The "process" is the abstraction which most operating systems use 
to provide the execution environment for user programs. A very simple 
path for implementing a protocol is to obtain a process from the 
operating system and implement the protocol to run in it, 


Superficially, this approach has a number of advantages. Since 


modifications to the kernel are not required, the job can be done by 
someone who is not an expert in the kernel structure. Since it is often 
impossible to find somebody who is experienced both in the structure of 
the operating system and the structure of the protocol, this path, from 
a management point of view, is often extremely appealing. Unfortunately, 
putting a protocol in a process has a number of disadvantages, related 
to both structure and performance. First, as was discussed above, 
process scheduling can be a significant source of real-time delay. 
There is not only the actual cost of going through the scheduler, but 
the problem that the operating system may not have the right sort of 
priority tools to bring the process into execution quickly whenever 


there is work to be done. 


Structurally, the difficulty with putting a protocol in a process 
is that the protocol may be providing services, for example support of 
data streams, which are normally obtained by going to special kernel 
entry points. Depending on the generality of the operating system, it 
may be impossible to take a program which is accustomed to reading 
through a kernel entry point, and redirect it so it is reading the data 
from a process. The most extreme example of this problem occurs when 
implementing server telnet. In almost all systems, the device handler 
for the locally attached teletypes is located inside the kernel, and 
programs read and write from their teletype by making kernel calls. If 
server telnet is implemented in a process, it is then necessary to take 
the data streams provided by server telnet and somehow get them back 
down inside the kernel so that they mimic the interface provided by 


local teletypes. It is usually the case that special kernel 


modification is necessary to achieve this structure, which somewhat 
defeats the benefit of having removed the protocol from the kernel in 


the first place. 


Clearly, then, there are advantages to putting the protocol package 
in the kernel. Structurally, it is reasonable to view the network as a 
device, and device drivers are traditionally contained in the kernel. 
Presumably, the problems associated with process scheduling can be 
sidesteped, at least to a certain extent, by placing the code inside the 
kernel. And it is obviously easier to make the server telnet channels 
mimic the local teletype channels if they are both realized in the same 


level in the kernel. 


However, implementation of protocols in the kernel has its own set 
of pitfalls. First, network protocols have a characteristic which is 
shared by almost no other device: they require rather complex actions 
to be performed as a result of a timeout. The problem with this 
requirement is that the kernel often has no facility by which a program 
can be brought into execution as a result of the timer event. What is 
really needed, of course, is a special sort of process inside the 
kernel. Most systems lack this mechanism. Failing that, the only 


execution mechanism available is to run at interrupt time. 
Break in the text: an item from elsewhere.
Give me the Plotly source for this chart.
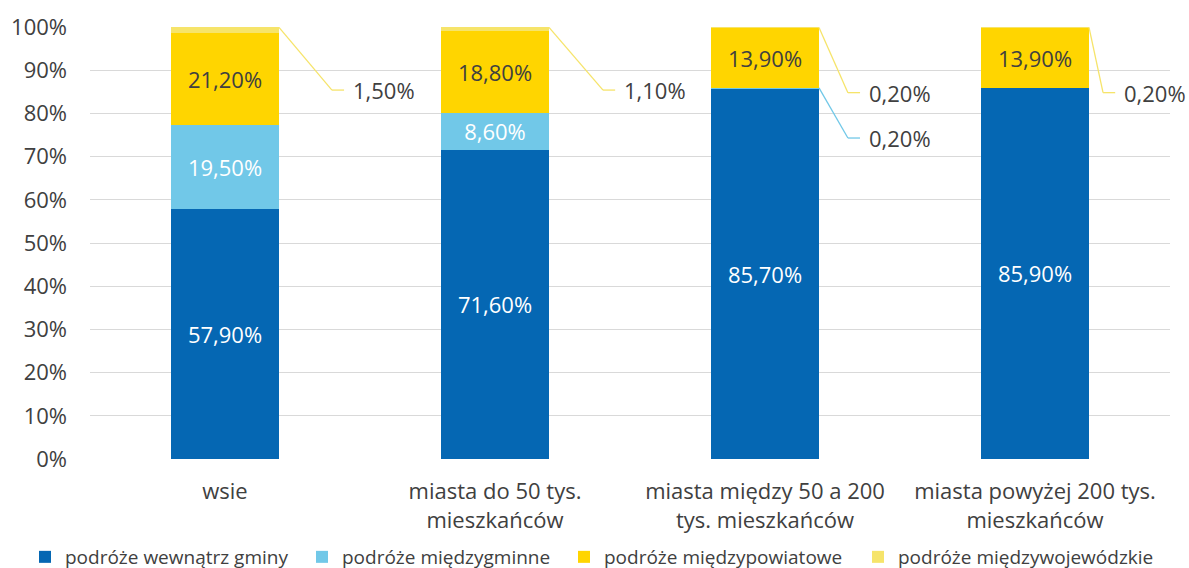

There are substantial drawbacks to implementing a protocol to run 
at interrupt time. First, the actions performed may be somewhat complex 
and time consuming, compared to the maximum amount of time that the 
operating system is prepared to spend servicing an interrupt. Problems 


can arise if interrupts are masked for too long. This is particularly 


bad when running as a result of a clock interrupt, which can imply that 
the clock interrupt is masked. Second, the environment provided by an 
interrupt handler is usually extremely primitive compared to the 
environment of a process. There are usually a variety of system 
facilities which are unavailable while running in an interrupt handler. 
The most important of these is the ability to suspend execution pending 
the arrival of some event or message. It is a cardinal rule of almost 
every known operating system that one must not invoke the scheduler 
while running in an interrupt handler. Thus, the programmer who is 
forced to implement all or part of his protocol package as an interrupt 
handler must be the best sort of expert in the operating system 
involved, and must be prepared for development sessions filled with 
obscure bugs which crash not just the protocol package but the entire 


operating system. 


A final problem with processing at interrupt time is that the 
system scheduler has no control over the percentage of system time used 
by the protocol handler. If a large number of packets arrive, from a 
foreign host that is either malfunctioning or fast, all of the time may 


be spent in the interrupt handler, effectively killing the system. 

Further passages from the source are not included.